Excerpt from a dataset
====================
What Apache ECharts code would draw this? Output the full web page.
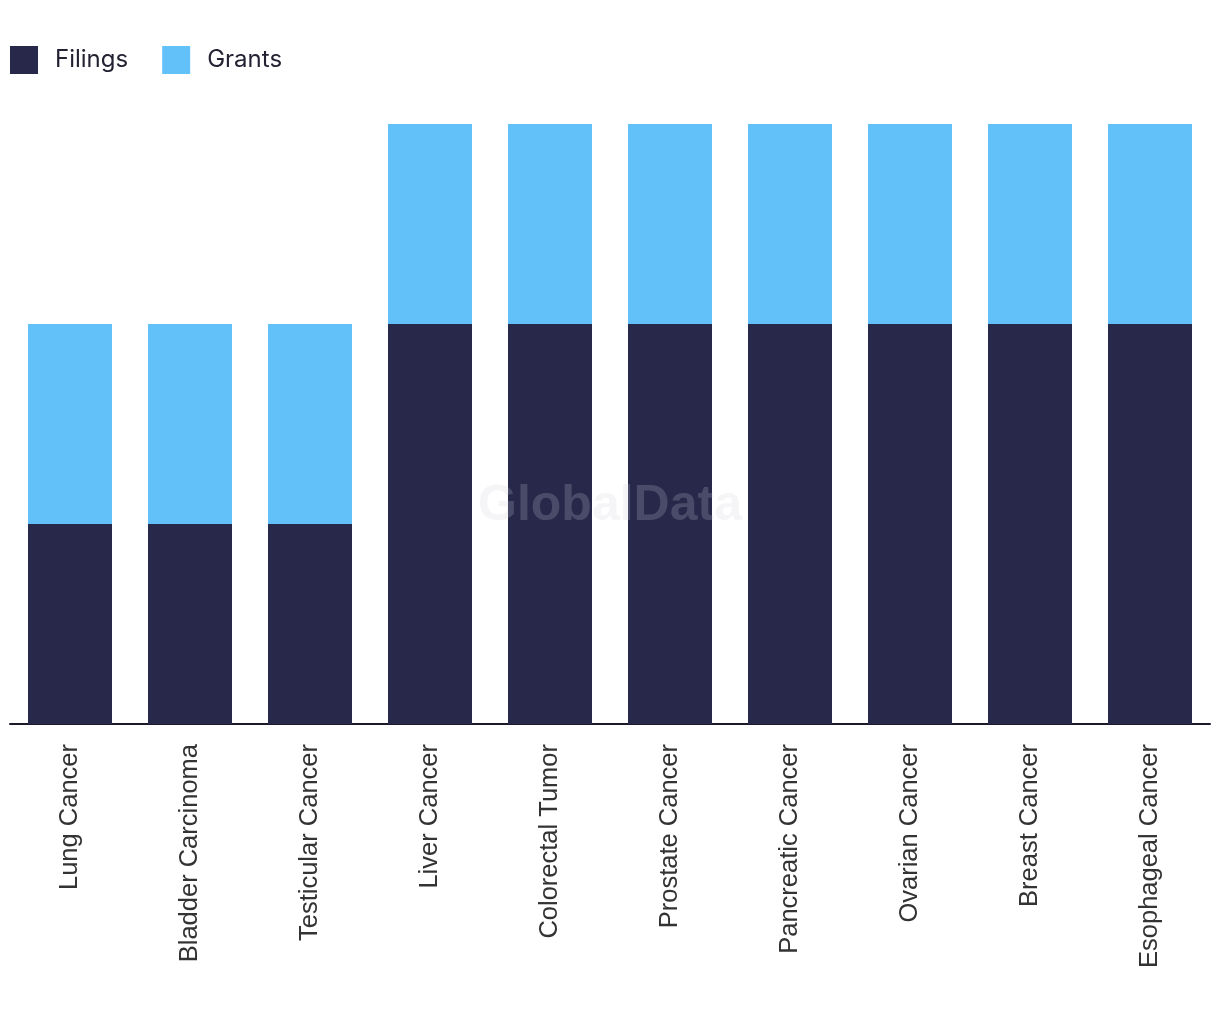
<!DOCTYPE html>
<html>
<head>
<meta charset="utf-8">
<script src="https://cdn.jsdelivr.net/npm/echarts@6/dist/echarts.min.js"></script>
<style>html,body{margin:0;padding:0;background:#fff}#c{width:1220px;height:1014px}</style>
</head>
<body>
<div id="c"></div>
<script>
const categories = ["Lung Cancer","Bladder Carcinoma","Testicular Cancer","Liver Cancer","Colorectal Tumor","Prostate Cancer","Pancreatic Cancer","Ovarian Cancer","Breast Cancer","Esophageal Cancer"];
const filings = [1,1,1,2,2,2,2,2,2,2];
const grants = [1,1,1,1,1,1,1,1,1,1];

const chart = echarts.init(document.getElementById('c'));
chart.setOption({
  animation: false,
  legend: {
    left: 10, top: 46, padding: 0, itemWidth: 28, itemHeight: 28, itemGap: 34,
    icon: 'rect',
    textStyle: { fontFamily: 'Inter', fontSize: 24, color: '#222233', padding: [0,0,0,12] },
    data: ['Filings','Grants']
  },
  grid: { left: 10, right: 10, top: 124, bottom: 290, containLabel: false },
  xAxis: {
    type: 'category', data: categories,
    axisLine: { lineStyle: { color: '#1a1a2a', width: 2 } },
    axisTick: { show: false },
    axisLabel: { rotate: 90, margin: 20, fontFamily: 'Liberation Sans', fontSize: 25.5, color: '#333333', interval: 0 }
  },
  yAxis: { type: 'value', min: 0, max: 3, show: false, splitLine: { show: false } },
  graphic: [{
    type: 'text', left: 'center', top: 481, z: 100,
    style: { text: 'GlobalData', font: 'bold 50px "Liberation Sans"', fill: 'rgba(207,207,215,0.21)' }
  }],
  series: [
    { name: 'Filings', type: 'bar', stack: 't', data: filings, barCategoryGap: '30%', itemStyle: { color: '#27284a' } },
    { name: 'Grants', type: 'bar', stack: 't', data: grants, barCategoryGap: '30%', itemStyle: { color: '#62c1f9' } }
  ]
});
</script>
</body>
</html>
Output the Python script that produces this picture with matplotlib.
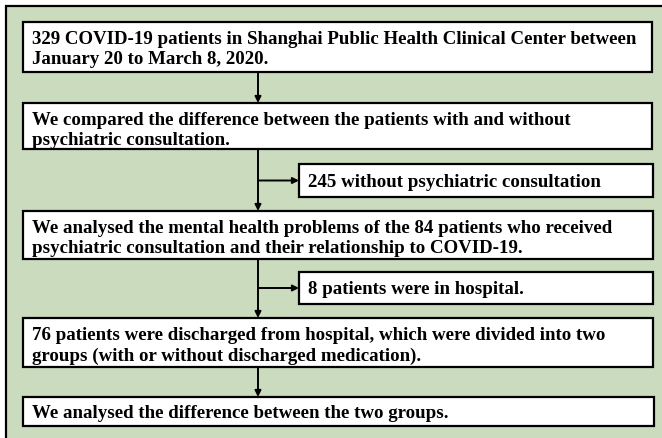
====================
Exercise objective: Leave out the pictures and return every record word for word.

Task answer:
What Apache ECharts code would draw this? Output the full web page.
<!DOCTYPE html>
<html>
<head>
<meta charset="utf-8">
<script src="https://cdn.jsdelivr.net/npm/echarts@6/dist/echarts.min.js"></script>
<style>html,body{margin:0;padding:0;background:#fff}#c{width:1220px;height:1014px}</style>
</head>
<body>
<div id="c"></div>
<script>
const categories = ["Lung Cancer","Bladder Carcinoma","Testicular Cancer","Liver Cancer","Colorectal Tumor","Prostate Cancer","Pancreatic Cancer","Ovarian Cancer","Breast Cancer","Esophageal Cancer"];
const filings = [1,1,1,2,2,2,2,2,2,2];
const grants = [1,1,1,1,1,1,1,1,1,1];

const chart = echarts.init(document.getElementById('c'));
chart.setOption({
  animation: false,
  legend: {
    left: 10, top: 46, padding: 0, itemWidth: 28, itemHeight: 28, itemGap: 34,
    icon: 'rect',
    textStyle: { fontFamily: 'Inter', fontSize: 24, color: '#222233', padding: [0,0,0,12] },
    data: ['Filings','Grants']
  },
  grid: { left: 10, right: 10, top: 124, bottom: 290, containLabel: false },
  xAxis: {
    type: 'category', data: categories,
    axisLine: { lineStyle: { color: '#1a1a2a', width: 2 } },
    axisTick: { show: false },
    axisLabel: { rotate: 90, margin: 20, fontFamily: 'Liberation Sans', fontSize: 25.5, color: '#333333', interval: 0 }
  },
  yAxis: { type: 'value', min: 0, max: 3, show: false, splitLine: { show: false } },
  graphic: [{
    type: 'text', left: 'center', top: 481, z: 100,
    style: { text: 'GlobalData', font: 'bold 50px "Liberation Sans"', fill: 'rgba(207,207,215,0.21)' }
  }],
  series: [
    { name: 'Filings', type: 'bar', stack: 't', data: filings, barCategoryGap: '30%', itemStyle: { color: '#27284a' } },
    { name: 'Grants', type: 'bar', stack: 't', data: grants, barCategoryGap: '30%', itemStyle: { color: '#62c1f9' } }
  ]
});
</script>
</body>
</html>
Output the Python script that produces this picture with matplotlib.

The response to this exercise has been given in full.